• _What you are asked to do_:
Take the lines from the head of the listing through the one bearing "(rdot\i) at (11.89,\y)" and copy them exactly, leaving every picture out.

• _Data lines_:
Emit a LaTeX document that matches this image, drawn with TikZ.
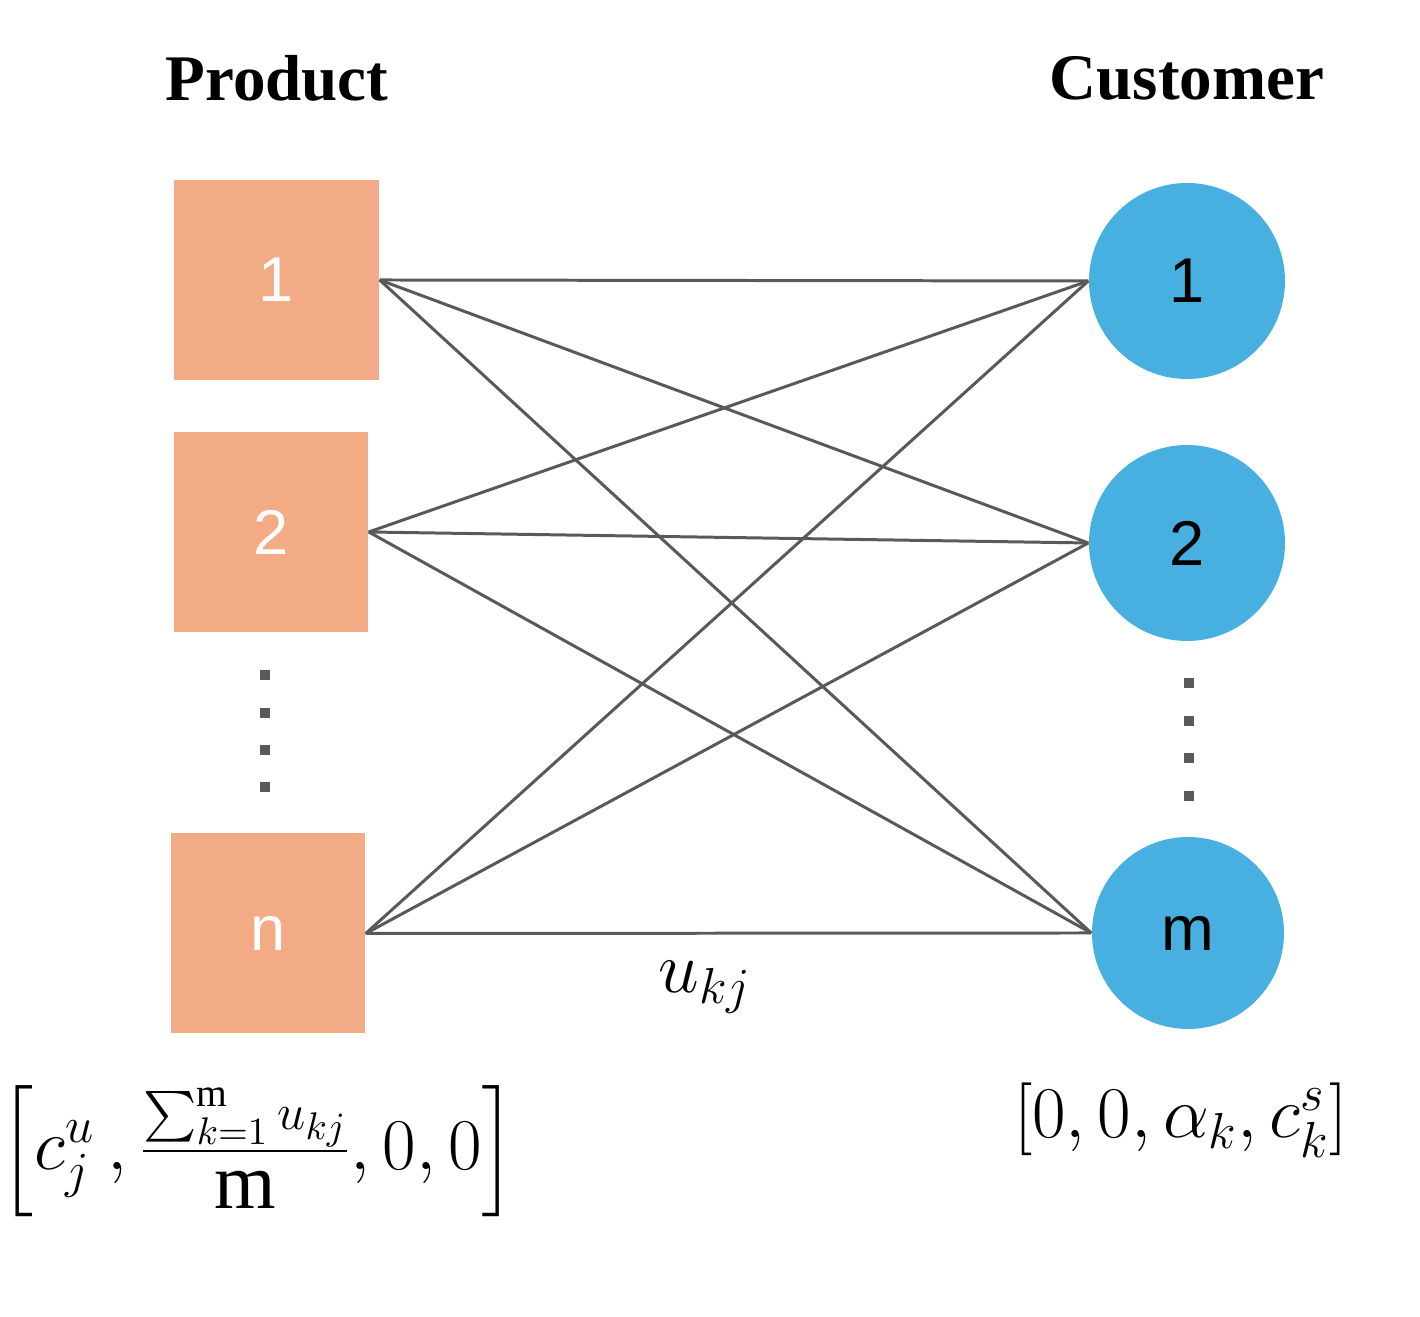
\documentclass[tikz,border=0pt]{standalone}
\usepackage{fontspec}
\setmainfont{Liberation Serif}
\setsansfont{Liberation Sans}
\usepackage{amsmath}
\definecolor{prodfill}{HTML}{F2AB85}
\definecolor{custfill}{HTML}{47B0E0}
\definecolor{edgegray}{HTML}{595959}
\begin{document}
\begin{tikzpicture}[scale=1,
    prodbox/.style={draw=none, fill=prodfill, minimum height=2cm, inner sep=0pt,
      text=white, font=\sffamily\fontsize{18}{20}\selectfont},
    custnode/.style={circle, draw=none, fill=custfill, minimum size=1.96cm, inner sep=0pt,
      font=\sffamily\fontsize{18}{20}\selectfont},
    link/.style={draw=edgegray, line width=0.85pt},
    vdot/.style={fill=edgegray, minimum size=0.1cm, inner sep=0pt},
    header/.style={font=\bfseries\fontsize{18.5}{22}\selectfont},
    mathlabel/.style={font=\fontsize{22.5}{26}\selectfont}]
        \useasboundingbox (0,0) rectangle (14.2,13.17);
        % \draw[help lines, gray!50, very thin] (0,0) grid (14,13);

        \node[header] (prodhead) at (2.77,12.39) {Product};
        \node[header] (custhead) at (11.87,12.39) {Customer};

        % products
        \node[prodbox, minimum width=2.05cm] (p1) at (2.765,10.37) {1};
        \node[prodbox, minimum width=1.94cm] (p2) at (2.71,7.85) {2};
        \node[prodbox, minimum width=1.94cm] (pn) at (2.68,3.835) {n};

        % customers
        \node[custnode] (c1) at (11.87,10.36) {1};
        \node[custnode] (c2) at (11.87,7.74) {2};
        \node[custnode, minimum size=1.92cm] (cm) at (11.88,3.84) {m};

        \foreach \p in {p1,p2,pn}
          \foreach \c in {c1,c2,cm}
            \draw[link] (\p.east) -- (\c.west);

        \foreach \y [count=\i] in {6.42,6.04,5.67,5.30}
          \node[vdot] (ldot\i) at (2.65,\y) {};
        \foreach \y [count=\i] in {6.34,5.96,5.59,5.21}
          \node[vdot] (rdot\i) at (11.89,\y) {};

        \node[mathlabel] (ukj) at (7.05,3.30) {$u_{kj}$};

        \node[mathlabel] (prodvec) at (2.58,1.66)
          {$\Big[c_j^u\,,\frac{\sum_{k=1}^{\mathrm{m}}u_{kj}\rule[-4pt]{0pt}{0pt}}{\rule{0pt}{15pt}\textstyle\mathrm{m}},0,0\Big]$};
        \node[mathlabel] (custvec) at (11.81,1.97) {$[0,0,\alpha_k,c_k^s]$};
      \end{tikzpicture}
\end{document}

• _Worked solution_:
Emit a LaTeX document that matches this image, drawn with TikZ.
\documentclass[tikz,border=0pt]{standalone}
\usepackage{fontspec}
\setmainfont{Liberation Serif}
\setsansfont{Liberation Sans}
\usepackage{amsmath}
\definecolor{prodfill}{HTML}{F2AB85}
\definecolor{custfill}{HTML}{47B0E0}
\definecolor{edgegray}{HTML}{595959}
\begin{document}
\begin{tikzpicture}[scale=1,
    prodbox/.style={draw=none, fill=prodfill, minimum height=2cm, inner sep=0pt,
      text=white, font=\sffamily\fontsize{18}{20}\selectfont},
    custnode/.style={circle, draw=none, fill=custfill, minimum size=1.96cm, inner sep=0pt,
      font=\sffamily\fontsize{18}{20}\selectfont},
    link/.style={draw=edgegray, line width=0.85pt},
    vdot/.style={fill=edgegray, minimum size=0.1cm, inner sep=0pt},
    header/.style={font=\bfseries\fontsize{18.5}{22}\selectfont},
    mathlabel/.style={font=\fontsize{22.5}{26}\selectfont}]
        \useasboundingbox (0,0) rectangle (14.2,13.17);
        % \draw[help lines, gray!50, very thin] (0,0) grid (14,13);

        \node[header] (prodhead) at (2.77,12.39) {Product};
        \node[header] (custhead) at (11.87,12.39) {Customer};

        % products
        \node[prodbox, minimum width=2.05cm] (p1) at (2.765,10.37) {1};
        \node[prodbox, minimum width=1.94cm] (p2) at (2.71,7.85) {2};
        \node[prodbox, minimum width=1.94cm] (pn) at (2.68,3.835) {n};

        % customers
        \node[custnode] (c1) at (11.87,10.36) {1};
        \node[custnode] (c2) at (11.87,7.74) {2};
        \node[custnode, minimum size=1.92cm] (cm) at (11.88,3.84) {m};

        \foreach \p in {p1,p2,pn}
          \foreach \c in {c1,c2,cm}
            \draw[link] (\p.east) -- (\c.west);

        \foreach \y [count=\i] in {6.42,6.04,5.67,5.30}
          \node[vdot] (ldot\i) at (2.65,\y) {};
        \foreach \y [count=\i] in {6.34,5.96,5.59,5.21}
          \node[vdot] (rdot\i) at (11.89,\y) {};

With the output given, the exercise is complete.